DATA SEGMENT:
****
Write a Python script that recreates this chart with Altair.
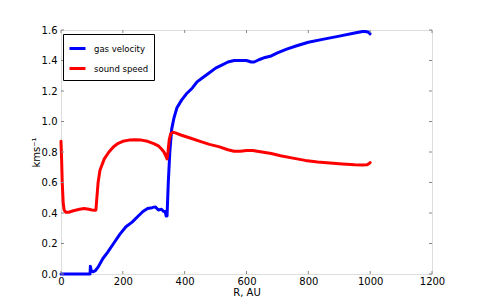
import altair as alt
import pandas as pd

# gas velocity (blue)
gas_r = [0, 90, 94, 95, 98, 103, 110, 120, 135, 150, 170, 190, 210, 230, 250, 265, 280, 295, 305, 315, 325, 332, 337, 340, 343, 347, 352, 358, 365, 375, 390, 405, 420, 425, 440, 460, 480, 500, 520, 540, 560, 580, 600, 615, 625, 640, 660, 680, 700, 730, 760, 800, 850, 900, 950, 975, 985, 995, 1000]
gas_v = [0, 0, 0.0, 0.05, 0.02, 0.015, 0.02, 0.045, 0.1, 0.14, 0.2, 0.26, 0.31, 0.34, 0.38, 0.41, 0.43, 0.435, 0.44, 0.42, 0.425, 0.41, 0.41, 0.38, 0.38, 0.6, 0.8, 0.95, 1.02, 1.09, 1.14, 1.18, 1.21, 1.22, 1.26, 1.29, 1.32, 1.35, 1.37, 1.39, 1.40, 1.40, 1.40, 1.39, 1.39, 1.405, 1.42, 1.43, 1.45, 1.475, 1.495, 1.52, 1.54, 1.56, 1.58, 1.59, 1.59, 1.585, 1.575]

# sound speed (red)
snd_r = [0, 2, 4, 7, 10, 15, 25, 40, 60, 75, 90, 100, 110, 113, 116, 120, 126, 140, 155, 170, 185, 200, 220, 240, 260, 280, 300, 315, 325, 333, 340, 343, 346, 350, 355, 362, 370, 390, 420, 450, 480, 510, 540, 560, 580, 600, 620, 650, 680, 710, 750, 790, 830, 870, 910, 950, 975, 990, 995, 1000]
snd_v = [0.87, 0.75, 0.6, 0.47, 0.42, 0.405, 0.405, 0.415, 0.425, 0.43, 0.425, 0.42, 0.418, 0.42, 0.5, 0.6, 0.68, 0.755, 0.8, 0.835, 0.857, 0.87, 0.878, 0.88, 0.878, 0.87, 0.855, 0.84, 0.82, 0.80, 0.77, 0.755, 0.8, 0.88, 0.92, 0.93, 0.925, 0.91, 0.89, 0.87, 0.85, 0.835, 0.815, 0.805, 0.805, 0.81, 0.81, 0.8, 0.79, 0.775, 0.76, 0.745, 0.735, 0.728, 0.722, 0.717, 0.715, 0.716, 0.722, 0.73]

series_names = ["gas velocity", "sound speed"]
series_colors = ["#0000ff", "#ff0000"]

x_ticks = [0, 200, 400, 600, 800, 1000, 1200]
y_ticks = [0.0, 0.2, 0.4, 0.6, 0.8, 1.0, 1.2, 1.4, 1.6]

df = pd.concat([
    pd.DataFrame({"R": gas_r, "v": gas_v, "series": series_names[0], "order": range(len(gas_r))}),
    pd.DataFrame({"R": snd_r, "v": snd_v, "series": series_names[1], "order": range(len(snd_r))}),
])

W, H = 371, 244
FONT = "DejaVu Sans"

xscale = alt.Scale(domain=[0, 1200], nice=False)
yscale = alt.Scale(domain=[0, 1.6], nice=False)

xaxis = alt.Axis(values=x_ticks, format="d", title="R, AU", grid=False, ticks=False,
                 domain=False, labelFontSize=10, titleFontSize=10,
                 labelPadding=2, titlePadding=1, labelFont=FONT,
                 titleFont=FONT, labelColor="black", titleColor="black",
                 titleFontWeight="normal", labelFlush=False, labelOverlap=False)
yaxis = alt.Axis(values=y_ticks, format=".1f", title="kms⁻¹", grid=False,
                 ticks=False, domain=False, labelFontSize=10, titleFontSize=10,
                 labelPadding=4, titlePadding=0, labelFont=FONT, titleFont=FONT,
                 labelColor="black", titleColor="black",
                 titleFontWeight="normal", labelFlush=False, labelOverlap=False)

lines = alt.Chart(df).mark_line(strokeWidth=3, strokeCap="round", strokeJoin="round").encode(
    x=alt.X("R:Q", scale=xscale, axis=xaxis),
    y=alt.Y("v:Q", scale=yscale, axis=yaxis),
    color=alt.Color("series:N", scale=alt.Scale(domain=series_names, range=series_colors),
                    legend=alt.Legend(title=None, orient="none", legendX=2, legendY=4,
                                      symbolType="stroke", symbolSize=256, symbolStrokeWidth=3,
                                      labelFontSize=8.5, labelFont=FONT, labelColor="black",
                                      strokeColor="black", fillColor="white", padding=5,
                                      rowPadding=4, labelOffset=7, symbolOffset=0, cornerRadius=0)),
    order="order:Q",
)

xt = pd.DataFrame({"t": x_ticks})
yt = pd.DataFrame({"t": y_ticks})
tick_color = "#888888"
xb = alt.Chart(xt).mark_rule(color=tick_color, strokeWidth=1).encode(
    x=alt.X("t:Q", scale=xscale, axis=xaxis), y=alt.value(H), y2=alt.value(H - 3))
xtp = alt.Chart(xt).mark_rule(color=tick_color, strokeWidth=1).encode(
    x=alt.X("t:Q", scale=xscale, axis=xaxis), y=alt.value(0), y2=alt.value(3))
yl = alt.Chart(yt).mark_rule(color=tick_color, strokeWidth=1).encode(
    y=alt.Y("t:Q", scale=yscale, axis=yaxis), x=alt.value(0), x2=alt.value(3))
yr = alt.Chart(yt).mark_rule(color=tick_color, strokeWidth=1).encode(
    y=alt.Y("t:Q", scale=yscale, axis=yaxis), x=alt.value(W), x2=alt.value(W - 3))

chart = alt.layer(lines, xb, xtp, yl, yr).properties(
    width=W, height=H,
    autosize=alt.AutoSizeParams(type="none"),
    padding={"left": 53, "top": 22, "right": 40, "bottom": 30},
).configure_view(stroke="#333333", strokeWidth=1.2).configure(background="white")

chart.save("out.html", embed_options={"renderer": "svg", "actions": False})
****
WHAT YOU NEED TO DO:
From the first line of the material down to the line containing "import pandas as pd", inclusive, return each line exactly, skipping any picture.

IN RESPONSE:
Write a Python script that recreates this chart with Altair.
import altair as alt
import pandas as pd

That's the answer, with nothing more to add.